The next room features works assembled under the title of Proud Flesh. Bursting forth from the black walls they explore the thin line between one person’s rapture with and another person’s repulsion to the physical form. Tony Fomison’s Mugshot was the highlight for me – I have admired his work before. The oil soaks into the hessian backing and makes the painting look rough and rural, as though the artist was moved to create with whatever material came to hand in desperation to express himself, just as the subject of the portrait gurns with ecstasy or grimaces with anguish, depending on the viewer’s mood.

Unloading the Catch
Unloading the Catch by Frank Brangwyn is a mêlée of writhing flesh, both masculine and piscine, with lurid colours and overtones of Gauguin. The large canvas dominates the room, but I am also intrigued by Maybe Tomorrow by Alvin Pankhurst.

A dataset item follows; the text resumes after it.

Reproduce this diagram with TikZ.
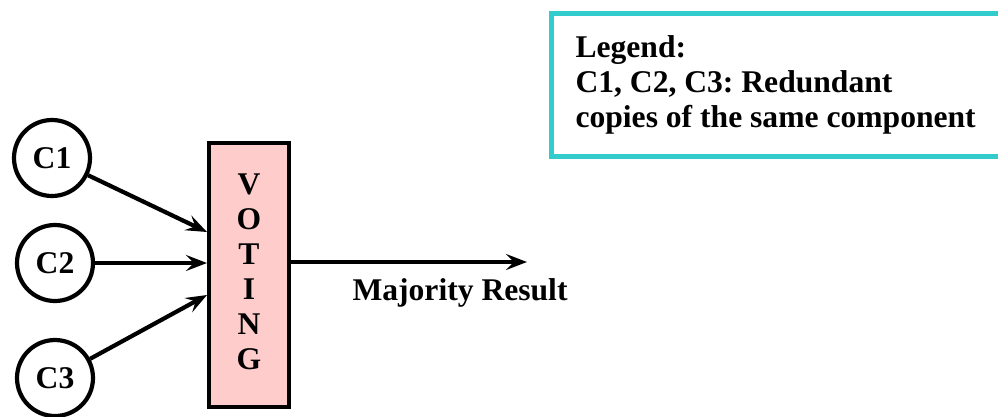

In a highly stylised version of a typically Victorian house we see a face of a man in a mantelpiece, and his back in shadow. The ornate wallpaper and the designer crockery are partially obscured by creeping tree-roots, waving tendrils of memory and indicating the passage of time.

Waiting for the Train
Bright red is the background for Sense and Sensibility, a compilation of male and female portraits and dainty pieces of furniture. Not being a huge portrait fan, this is my least favourite room, although the placement of Jacques-Joseph Tissot’s Waiting for the Train (Willesden Junction) here makes the work shine all the more among its counterparts. Also worth admiring, as always, is Frances Hogkins, represented by Still Life with Fruit Dishes. Robin White’s Sam Hunt at the Portobello Pub (1978) makes much of the contrast between the stern lines of the building and the gangly elegance of the poet, reflecting the curve of the bar’s doorhandles in the insouciance of his bent arms.

The splendour of nature in all its guises (from formidable foe to gentle ally) is represented in So Far Away, So Close, which is suitably in the sage green room. The variety is most pronounced here from Joseph Mallord William Turner’s wide, sweeping, atmospheric Dunstanborough Castle, Northumberland, to Laurence Lowry’s tight, pinched, political Lancashire Industrial Scene. I don’t quite see the rationale for grouping André Derain’s Un Paysage with Walter Sickert’s Old Heffel, the Fiddler, but I’m sure the curators had their reasons.
Preparation for the Market
I like Theodore Rousseau’s A Hilly Landscape in Auvergne, and any reason will do to show off Stanhope Forbes’ Preparation for the Market, Quimperlé, Brittany with its gloriously rustic detail: the meticulous brickwork; the hens’ feathers; the old woman’s weather-beaten expression; the young girls’ clogs – all are exquisitely rendered. Stanley Spencer calls to me like an old friend and I am unfathomably moved by his Merville Garden Village Near Belfast (1951) as he seeks to find the commonplace countryside in the midst of the city.

The Bosom of Abraham
In the final room, entitled Spiritualised, Michael Parekowhai’s light installation The Bosom of Abraham (1999) leads inexorably to Colin MacCahon’s The Five Wounds of Christ (1977-78). Whereas the koru colonnade seems to have plenty to say as it guides the viewer down a passageway, the exclusive crucifix is closed and limiting. Five white gashes on a black canvas occupied by a bold cross leave little to the imagination – it seems a confrontational and curiously disappointing way to end the exhibit.